By Oyinkansola Awosika
For Mitzpeh
@Mitzpeh

 

The Bahá’í Chair for World Peace hosted Dr. Sheryl Lightfoot, senior advisor to the president on indigenous affairs at First Nations House of Learning, during its global peace conference last Wednesday.

The Future of Humanity: The Challenge of Global Peace and Security Conference, a two-day series of speakers and panels held in the Colony Ballroom of Stamp Student Union, was held to “examine the key themes concerning the peace and security of the nations and peoples of the world,” according to the event program.

Lightfoot – who is also an associate professor in both First Nations and Indigenous Studies and Political Science at the University of British Columbia – spoke about the structural inequalities that affect indigenous peoples. The first argument that she made was that the U.N. Declaration on the Rights of Indigenous Peoples was a “significant global achievement because it represents an often overlooked and underappreciated transformational moment.”

The UNDRIP is a declaration adopted by the U.N. in Sept. 2007 after 20 years of negotiations with indigenous peoples from all over the world. It declares the human rights of all native people that governments around the world should uphold.

These rights include the right to their owned lands, territories, and resources, the right of self-determination, the right to customary laws, the right to determine their own path for development, the right to free, prior, and informed consent, the right to distinct cultures, and the same human rights of other peoples such as education and healthcare.

Lightfoot continued on to her second argument in which she explained the potential of UNDRIP.

“Because of the transformative nature of indigenous rights, the real potential of the U.N. declaration lies in how it is implemented,” she said.

Lightfoot explained that in order for this declaration to be effective, there are four sets of global changes that need to occur. These changes include collective rights, correction of discriminatory legal exclusions, a new guiding framework explaining the modern definition of self-determination and an indigenous practice of global politics.

“It’s really great to see how through extensive studies such as Dr. Lightfoot’s how all these things compound to the whole question of how we achieve peace and security globally,” said Nanjira Sambuli, the digital equality advocacy manager at the World Wide Web Foundation.

Sambuli, who spoke about the intersections of peace and technology during the first day of the conference, believes the discussion of structural inequality and indigenous communities is especially timely.

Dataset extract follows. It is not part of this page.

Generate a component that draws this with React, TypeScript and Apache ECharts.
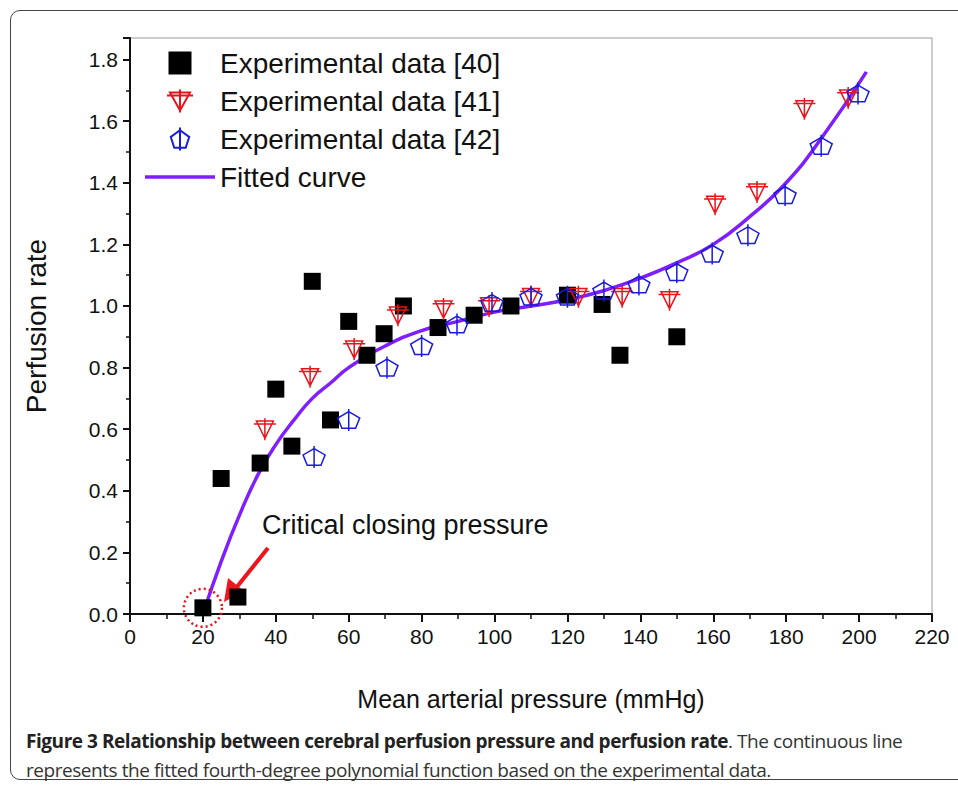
import { useEffect, useRef } from 'react'
import * as echarts from 'echarts'

const data40 = [
  [20, 0.02], [25, 0.44], [29.6, 0.055], [35.7, 0.49], [40, 0.73], [44.4, 0.545], [50, 1.08],
  [55, 0.63], [60, 0.95], [65, 0.84], [69.7, 0.91], [75, 1.0], [84.5, 0.93], [94.4, 0.97],
  [104.5, 1.0], [120, 1.035], [129.5, 1.005], [134.4, 0.84], [150, 0.9],
]
const data41 = [
  [37, 0.6], [49.4, 0.77], [61.5, 0.86], [73.5, 0.97], [86, 0.99], [98.5, 1.0], [110, 1.03],
  [123, 1.03], [135, 1.03], [148, 1.02], [160.5, 1.33], [172, 1.37], [185, 1.64], [197, 1.675],
]
const data42 = [
  [50.5, 0.51], [60, 0.63], [70.5, 0.8], [80, 0.87], [89.7, 0.94], [99.3, 1.01], [110, 1.03],
  [120, 1.03], [130, 1.05], [139.6, 1.07], [150, 1.11], [159.7, 1.17], [169.5, 1.23],
  [179.7, 1.36], [189.6, 1.52], [199.7, 1.69],
]
const fitted = [
  [20, 0.0], [25, 0.17], [30, 0.32], [35, 0.45], [40, 0.55], [45, 0.63], [50, 0.7], [55, 0.75],
  [60, 0.8], [70, 0.87], [80, 0.92], [90, 0.95], [100, 0.98], [110, 1.0], [120, 1.02], [130, 1.05],
  [140, 1.09], [150, 1.14], [160, 1.2], [170, 1.29], [180, 1.4], [190, 1.55], [202, 1.76],
]
const criticalPoint = [[20, 0.02]]

const triSymbol = 'path://M0,3 L20,3 L10,21 Z M-3,6 L23,6 M10,0 L10,23'
const pentSymbol = 'path://M10,1 L20,8.3 L16.2,20 L3.8,20 L0,8.3 Z M10,-2 L10,23'
const squareIcon = 'path://M0,0 L10,0 L10,10 L0,10 Z'
const lineIcon = 'path://M0,0 L70,0 L70,3.5 L0,3.5 Z'

export default function App() {
  const ref = useRef<HTMLDivElement>(null)

  useEffect(() => {
    if (!ref.current) return
    const chart = echarts.init(ref.current, null, { renderer: 'svg' })
    const font = '"Liberation Sans", Arial, sans-serif'
    chart.setOption({
      animation: false,
      textStyle: { fontFamily: font },
      grid: { left: 130, top: 38, right: 26, bottom: 106, show: true, borderColor: '#999', borderWidth: 1 },
      legend: {
        left: 140, top: 44, orient: 'vertical', itemGap: 10, itemWidth: 70, itemHeight: 23,
        textStyle: { fontSize: 28, color: '#111', fontFamily: font },
        data: [
          { name: 'Experimental data [40]', icon: squareIcon },
          'Experimental data [41]', 'Experimental data [42]',
          { name: 'Fitted curve', icon: lineIcon },
        ],
      },
      xAxis: {
        type: 'value', min: 0, max: 220, interval: 20,
        name: 'Mean arterial pressure (mmHg)', nameLocation: 'middle', nameGap: 72,
        nameTextStyle: { fontSize: 25, color: '#111' },
        axisLine: { lineStyle: { color: '#111', width: 2 } },
        axisTick: { length: 8, lineStyle: { color: '#111', width: 2 } },
        minorTick: { show: true, splitNumber: 2, length: 5, lineStyle: { color: '#111', width: 1.5 } },
        axisLabel: { fontSize: 21, color: '#111', margin: 12 },
        splitLine: { show: false },
      },
      yAxis: {
        type: 'value', min: 0, max: 1.87, interval: 0.2,
        name: 'Perfusion rate', nameLocation: 'middle', nameGap: 80,
        nameTextStyle: { fontSize: 28, color: '#111' },
        axisLine: { lineStyle: { color: '#111', width: 2 } },
        axisTick: { length: 7, lineStyle: { color: '#111', width: 2 } },
        minorTick: { show: true, splitNumber: 2, length: 4, lineStyle: { color: '#111', width: 1.5 } },
        axisLabel: { fontSize: 21, color: '#111', margin: 12, formatter: (v: number) => v.toFixed(1), showMaxLabel: false },
        splitLine: { show: false },
      },
      series: [
        {
          name: 'Fitted curve', type: 'line', data: fitted, smooth: true, symbol: 'none', z: 1,
          lineStyle: { color: '#7f1fff', width: 3.5 }, itemStyle: { color: '#7f1fff' },
        },
        {
          name: 'Experimental data [40]', type: 'scatter', data: data40, symbol: 'rect', symbolSize: 17,
          itemStyle: { color: '#000', opacity: 1 }, z: 3,
        },
        {
          name: 'Experimental data [41]', type: 'scatter', data: data41, symbol: triSymbol, symbolSize: 22,
          itemStyle: { color: 'rgba(0,0,0,0)', borderColor: '#e8141c', borderWidth: 1.5, opacity: 1 }, z: 3,
        },
        {
          name: 'Experimental data [42]', type: 'scatter', data: data42, symbol: pentSymbol, symbolSize: 22,
          itemStyle: { color: 'rgba(0,0,0,0)', borderColor: '#1a1adf', borderWidth: 1.5, opacity: 1 }, z: 3,
        },
        {
          name: 'critical', type: 'scatter', data: criticalPoint, symbol: 'circle', symbolSize: 38,
          itemStyle: { color: 'rgba(0,0,0,0)', borderColor: '#e8141c', borderWidth: 2.5, borderType: [2, 3], opacity: 1 }, z: 4,
        },
      ],
      graphic: [
        { type: 'text', left: 262, top: 511, style: { text: 'Critical closing pressure', fontSize: 27, fill: '#111', fontFamily: font } },
        { type: 'line', shape: { x1: 268, y1: 548, x2: 236, y2: 588 }, style: { stroke: '#f0141c', lineWidth: 4 } },
        { type: 'polygon', shape: { points: [[224, 602], [228, 578], [244, 591]] }, style: { fill: '#f0141c' } },
      ],
    })
    return () => chart.dispose()
  }, [])

  return (
    <div style={{ position: 'fixed', left: 0, top: 0, width: 958, height: 787, background: '#fff', overflow: 'hidden' }}>
      <div style={{ position: 'absolute', left: 10, top: 10, width: 970, height: 768, border: '1px solid #444', borderRadius: 10 }} />
      <div ref={ref} style={{ position: 'absolute', left: 0, top: 0, width: 958, height: 720 }} />
      <div style={{ position: 'absolute', left: 26, top: 727, width: 935, fontFamily: '"Open Sans", "Liberation Sans", sans-serif', fontSize: 19, lineHeight: '29px', color: '#333', letterSpacing: -0.45, whiteSpace: 'nowrap' }}>
        <b style={{ color: '#222' }}>Figure 3 Relationship between cerebral perfusion pressure and perfusion rate</b>. The continuous line
        <br />
        represents the fitted fourth-degree polynomial function based on the experimental data.
      </div>
    </div>
  )
}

“For the first time, I think the world is having to contend with the fact that while we may have been able–if at all–to turn a blind eye on excluded communities, progress as we envision for the world, [such as] equality [and] justice is not going be achieved until we actually address the issues around communities, indigenous communities, other communities that have been marginalized,” she said.

Kate Seaman, assistant director of the Bahá’í Chair for World Peace, said that this discussion is especially important to the community at this university.

“I think it’s a community that is directly affected by a lot of structural inequalities in different countries across the globe today,” she said. “The issues and challenges they’re facing…people need to be more aware of them especially considering the historical injustices that they faced.”

Dr. Lightfoot believes that these efforts for equality must take place not only in national and global governments, but that students also have a role in this effort.

“When the next [big] issue comes, and it will, it’s just a matter of time,  get on board and do the mobilizing, do the communicating, because it’s those [political] pressure points that force industries or governments to respond,” she said.